Google didn’t issue a formal statement. But in a post on Google’s Public Policy blog, Amy Lambert, Associate General Counsel, Employment, said the company decided in 2005 not to “cold call employees at a few of our partner companies. Our policy only impacted cold calling, and we continued to recruit from these companies through LinkedIn, job fairs, employee referrals, or when candidates approached Google directly. In fact, we hired hundreds of employees from the companies involved during this time period.

“While there’s no evidence that our policy hindered hiring or affected wages, we abandoned our “no cold calling” policy in late 2009 once the Justice Department raised concerns, and are happy to continue with this approach as part of this settlement.”

However, the Justice Department, in its public statement on the settlement, said the recruiting arrangements among the companies “eliminated a significant form of competition to attract highly skilled employees, and overall diminished competition to the detriment of affected employees who were likely deprived of competitively important information and access to better job opportunities.”
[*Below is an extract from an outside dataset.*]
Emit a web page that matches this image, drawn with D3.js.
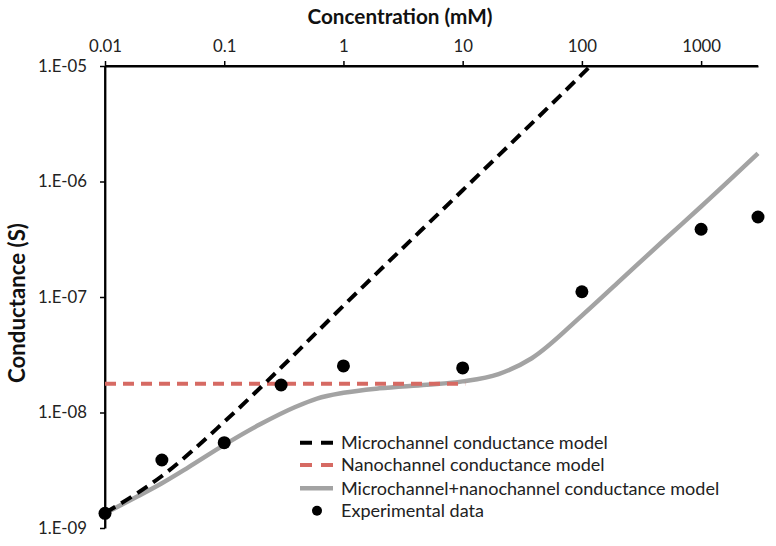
<!DOCTYPE html>
<html><head><meta charset="utf-8">
<script src="https://cdn.jsdelivr.net/npm/d3@7"></script>
<style>
html,body{margin:0;padding:0;background:#fff;}
text{font-family:Lato,"Open Sans",sans-serif;}
</style></head>
<body>
<svg id="chart" width="776" height="546"></svg>
<script>
// ---- data ----
const xTicks = [0.01, 0.1, 1, 10, 100, 1000];
const xTickLabels = ["0.01", "0.1", "1", "10", "100", "1000"];
const yTicks = [1e-9, 1e-8, 1e-7, 1e-6, 1e-5];
const yTickLabels = ["1.E-09", "1.E-08", "1.E-07", "1.E-06", "1.E-05"];

const microConc = [0.01, 0.03, 0.1, 0.3, 1, 10, 100, 118];
const microG    = [1.35e-9, 2.82e-9, 8.3e-9, 2.45e-8, 8.4e-8, 8.4e-7, 8.45e-6, 1.0e-5];

const nanoConc = [0.01, 10.5];
const nanoG    = [1.77e-8, 1.77e-8];

const combConc = [0.01, 0.019, 0.03, 0.05, 0.1, 0.2, 0.39, 0.6, 1, 2, 5, 10, 20, 38, 100, 200, 500, 1000, 3000];
const combG    = [1.34e-9, 1.89e-9, 2.44e-9, 3.35e-9, 5.24e-9, 7.9e-9, 1.11e-8, 1.32e-8, 1.48e-8, 1.62e-8, 1.74e-8, 1.86e-8, 2.15e-8, 2.95e-8, 6.9e-8, 1.33e-7, 3.18e-7, 6.07e-7, 1.75e-6];

const expConc = [0.01, 0.03, 0.1, 0.3, 1, 10, 100, 1000, 3000];
const expG    = [1.34e-9, 3.88e-9, 5.48e-9, 1.73e-8, 2.53e-8, 2.43e-8, 1.11e-7, 3.86e-7, 4.93e-7];

const legendLabels = ["Microchannel conductance model", "Nanochannel conductance model",
                      "Microchannel+nanochannel conductance model", "Experimental data"];
const xTitle = "Concentration (mM)";
const yTitle = "Conductance (S)";

// ---- drawing ----
const svg = d3.select("#chart");
const x = d3.scaleLog().domain([0.01, 3000]).range([105, 758]);
const y = d3.scaleLog().domain([1e-9, 1e-5]).range([528, 66]);

function fit(sel, w) {
  const n = sel.node();
  const cur = n.getComputedTextLength();
  const fs = parseFloat(sel.attr("font-size"));
  sel.attr("font-size", (fs * w / cur).toFixed(2));
}

// axes
const xAxis = svg.append("g").attr("transform", "translate(0,66)")
  .call(d3.axisTop(x).tickValues(xTicks).tickFormat((d, i) => xTickLabels[i]).tickSize(5).tickPadding(9).tickSizeOuter(0));
const yAxis = svg.append("g").attr("transform", "translate(105,0)")
  .call(d3.axisLeft(y).tickValues(yTicks).tickFormat((d, i) => yTickLabels[i]).tickSize(5).tickPadding(13).tickSizeOuter(0));
[xAxis, yAxis].forEach(g => {
  g.select(".domain").attr("stroke", "#000").attr("stroke-width", 1.8);
  g.selectAll(".tick line").attr("stroke", "#000").attr("stroke-width", 1.5);
  g.selectAll(".tick text").attr("fill", "#222").attr("font-size", 15)
    .style("font-family", "Lato, 'Open Sans', sans-serif");
});
const yLab = yAxis.selectAll(".tick text").filter((d, i) => i === 4);
fit(yLab, 49);
const tickFs = yLab.attr("font-size");
xAxis.selectAll(".tick text").attr("font-size", tickFs);
yAxis.selectAll(".tick text").attr("font-size", tickFs);

svg.append("line").attr("x1", 105).attr("x2", 758).attr("y1", 66).attr("y2", 66).attr("stroke", "#000").attr("stroke-width", 1.8);
svg.append("line").attr("x1", 105).attr("x2", 105).attr("y1", 66).attr("y2", 528).attr("stroke", "#000").attr("stroke-width", 1.8);

// titles
const xt = svg.append("text").attr("x", 400).attr("y", 24).attr("text-anchor", "middle")
  .attr("font-weight", "bold").attr("font-size", 17).attr("fill", "#111").text(xTitle);
fit(xt, 185);
const yt = svg.append("text").attr("transform", "translate(25,303) rotate(-90)").attr("text-anchor", "middle")
  .attr("font-weight", "bold").attr("font-size", 17).attr("fill", "#111").text(yTitle);
fit(yt, 160);

const line = d3.line().x(d => x(d[0])).y(d => y(d[1]));
const lineSmooth = d3.line().x(d => x(d[0])).y(d => y(d[1])).curve(d3.curveMonotoneX);
const zip = (a, b) => a.map((v, i) => [v, b[i]]);

const grey = "#a3a3a3", red = "#d66a63";
svg.append("path").datum(zip(combConc, combG)).attr("d", lineSmooth)
  .attr("fill", "none").attr("stroke", grey).attr("stroke-width", 4.5);
svg.append("path").datum(zip(nanoConc, nanoG)).attr("d", line)
  .attr("fill", "none").attr("stroke", red).attr("stroke-width", 4).attr("stroke-dasharray", "11,7");
svg.append("path").datum(zip(microConc, microG)).attr("d", lineSmooth)
  .attr("fill", "none").attr("stroke", "#000").attr("stroke-width", 4).attr("stroke-dasharray", "12,7");

svg.append("g").selectAll("circle").data(zip(expConc, expG)).join("circle")
  .attr("cx", d => x(d[0])).attr("cy", d => y(d[1])).attr("r", 6.5).attr("fill", "#000");

// legend
const lg = svg.append("g");
const rowsY = [442.7, 465, 488.3, 510.7];
lg.append("line").attr("x1", 300).attr("x2", 333).attr("y1", rowsY[0]).attr("y2", rowsY[0])
  .attr("stroke", "#000").attr("stroke-width", 4).attr("stroke-dasharray", "12,9");
lg.append("line").attr("x1", 300).attr("x2", 333).attr("y1", rowsY[1]).attr("y2", rowsY[1])
  .attr("stroke", red).attr("stroke-width", 4).attr("stroke-dasharray", "12,9");
lg.append("line").attr("x1", 300).attr("x2", 333).attr("y1", rowsY[2]).attr("y2", rowsY[2])
  .attr("stroke", grey).attr("stroke-width", 4.5);
lg.append("circle").attr("cx", 317).attr("cy", rowsY[3]).attr("r", 5).attr("fill", "#000");
const targetW = [267, 263, 380, 143];
legendLabels.forEach((t, i) => {
  const tx = lg.append("text").attr("x", 341).attr("y", rowsY[i]).attr("dy", "0.35em")
    .attr("font-size", 17).attr("fill", "#222").text(t);
  if (i === 0) fit(tx, targetW[0]);
});
const fs0 = lg.select("text").attr("font-size");
lg.selectAll("text").attr("font-size", fs0);
</script>
</body></html>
The Associated Press reported that Adobe, Intel, and Intuit issued statements denying they did anything wrong. Each said they were settling to put an end to the matter. Neither Apple nor Pixar, a company once run by Apple founder and current CEO, Steve Jobs, issued statements.

UPDATE: The San Jose Mercury News has a number of additional details about settlement including quotes from Silicon Valley observers veterans who say they weren’t surprised by the secret non-poaching agreements.

It happens all the time,” said Valerie Frederickson, a Menlo Park-based human resources consultant. “The ‘do-not-call’  list scandal will be like the stock options backdating scandal of the ’90s: Everybody did it. It was standard operating procedure.”

Frederickson said deals are sometimes made at the highest reaches of companies; other times the anti-poaching edict is more subtle. One company that has a supplier relationship with another, for example, might not want to anger that partner and risk losing business by luring away quality workers.

“It’s like price-fixing the cost of your raw materials, but for these companies, their most valuable resource is intellectual property — their employees,” said anti-trust attorney Melissa Maxman. “So by manipulating the workforce, they’re going to set the price of the raw material for their businesses, thereby affecting the ultimate price to consumers.”

An executive at one of the companies cited in the complaint, who spoke on condition he not be identified, said “you can steal someone else’s employees through LinkedIn or personal references, but it was like, ‘If you’re going to steal my guys, just don’t do it under my nose by cold-calling them at work.”

But as Frederickson points out “the problem is, there is also a victim.” While these practices may be good for the bottom line, they are blatantly unfair to the rank-and-file, she said, adding, “You take some engineer who is in some real niche (area) and if he can’t go to work for four out of five companies, he is basically stuck at his current employer and he’s missing out on more money.”